Strength Exercises May Ease Your Depression Symptoms

Recent findings suggest that pumping iron could pump up your mood too.

Strength Exercises May Ease Your Depression Symptoms

By Kent Peterson Published at May 28 Views 773 Comments 1

Kent Peterson, senior editor, has also produced award-winning work in television and radio.

Aerobic exercises like running and bicycling have been shown in many studies to help relieve depression symptoms. But do strength exercises like pushups and weightlifting provide the same benefits? For the first time, a major study has answers.

Revealing the link

Authors of the study put a wealth of previous strength-training research under the microscope. They examined 33 clinical trials involving nearly 2,000 people with depression symptoms. A clear and convincing trend emerged: strength training, also known as resistance exercise training or RET, was linked to significant improvements in a variety of depressive symptoms in adults, including:

  • Low feelings of self-worth
  • Loss of interest in activities previously enjoyed
  • Persistently low mood
  • And others

It didn’t matter what kind of strength-training exercises were done. It didn’t even matter whether participants exercised enough to increase their strength. And the age and sex of the participants didn’t make a difference either.

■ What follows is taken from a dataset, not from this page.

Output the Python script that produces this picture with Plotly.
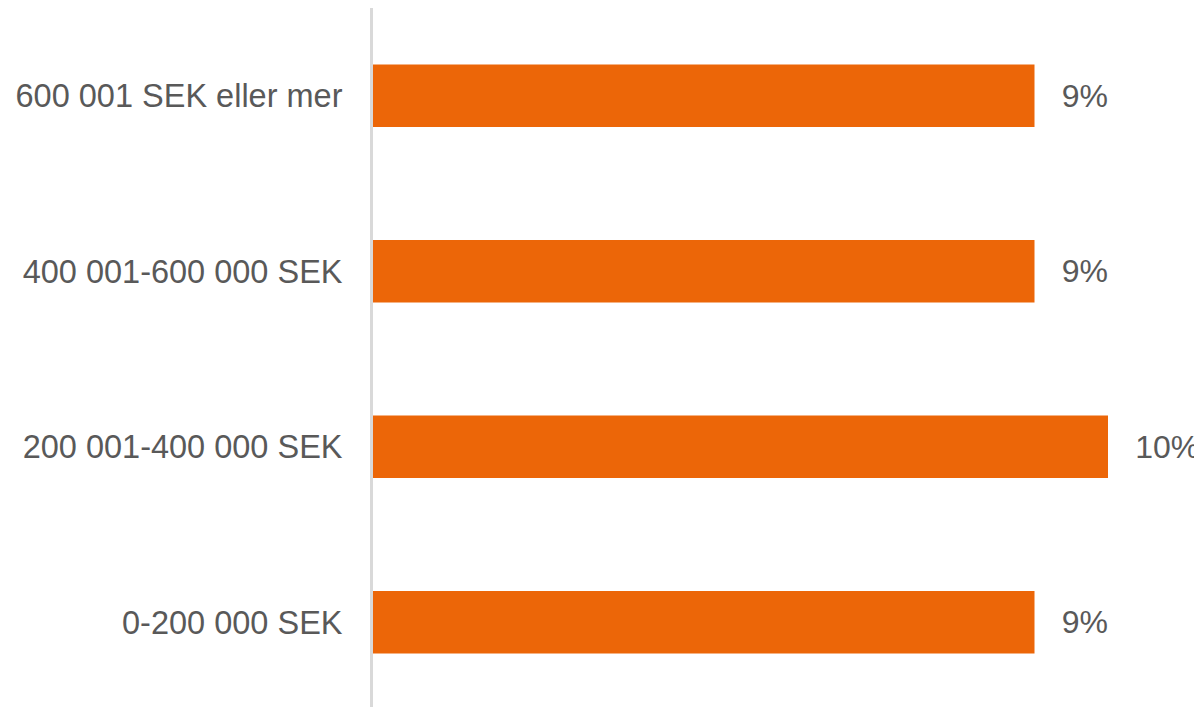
import plotly.graph_objects as go

categories = ['0-200 000 SEK', '200 001-400 000 SEK', '400 001-600 000 SEK', '600 001 SEK eller mer']
values = [9, 10, 9, 9]

fig = go.Figure(go.Bar(
    x=values, y=categories, orientation='h',
    marker_color='#EC6608', marker_line_width=0,
    text=[f'\u00a0\u00a0\u2009{v}%' for v in values],
    textposition='outside', cliponaxis=False,
    textfont=dict(size=32, color='#595959', family='Liberation Sans, Arial'),
    hoverinfo='skip'
))

# page body adds an 8px offset, so margins are trimmed by that amount
fig.update_layout(
    width=1202, height=707,
    margin=dict(l=365, r=16, t=0, b=5),
    plot_bgcolor='white', paper_bgcolor='white',
    bargap=0.645, showlegend=False,
    font=dict(family='Liberation Sans, Arial', size=32, color='#595959'),
)
fig.update_xaxes(range=[0, 11.17], visible=False, showgrid=False, zeroline=False,
                 automargin=False)
fig.update_yaxes(showline=True, linecolor='#D9D9D9', linewidth=3,
                 showgrid=False, ticks='', ticklabelstandoff=21, automargin=False,
                 tickfont=dict(size=32.5, color='#595959'))

fig.write_html("out.html")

The improvements were comparable to those from talk therapy and antidepressants, the leading depression treatments. That finding has some experts saying that strength training might make a good add-on or alternative therapy for treating depressive symptoms.

Why does RET seem to help? Experts aren’t sure. One theory is that increased blood flow from exercise stimulates changes in the brain and the release of chemicals that improve your mood.

Seeing for yourself

This type of study can’t prove cause and effect, and exercise isn’t a cure for depression. Still, it can be easy and inexpensive to see if resistance training helps you. Besides lifting weights, other ways to do RET at home include using resistance bands and doing exercises that use your own body weight as resistance. YouTube videos can show you how.

Always check with your doctor before starting any new exercise program. And never stop a prescribed depression treatment before discussing it with your mental health provider.

Exercise has a long list of other benefits for your mind and body. Get moving and see what a difference it could make in your life!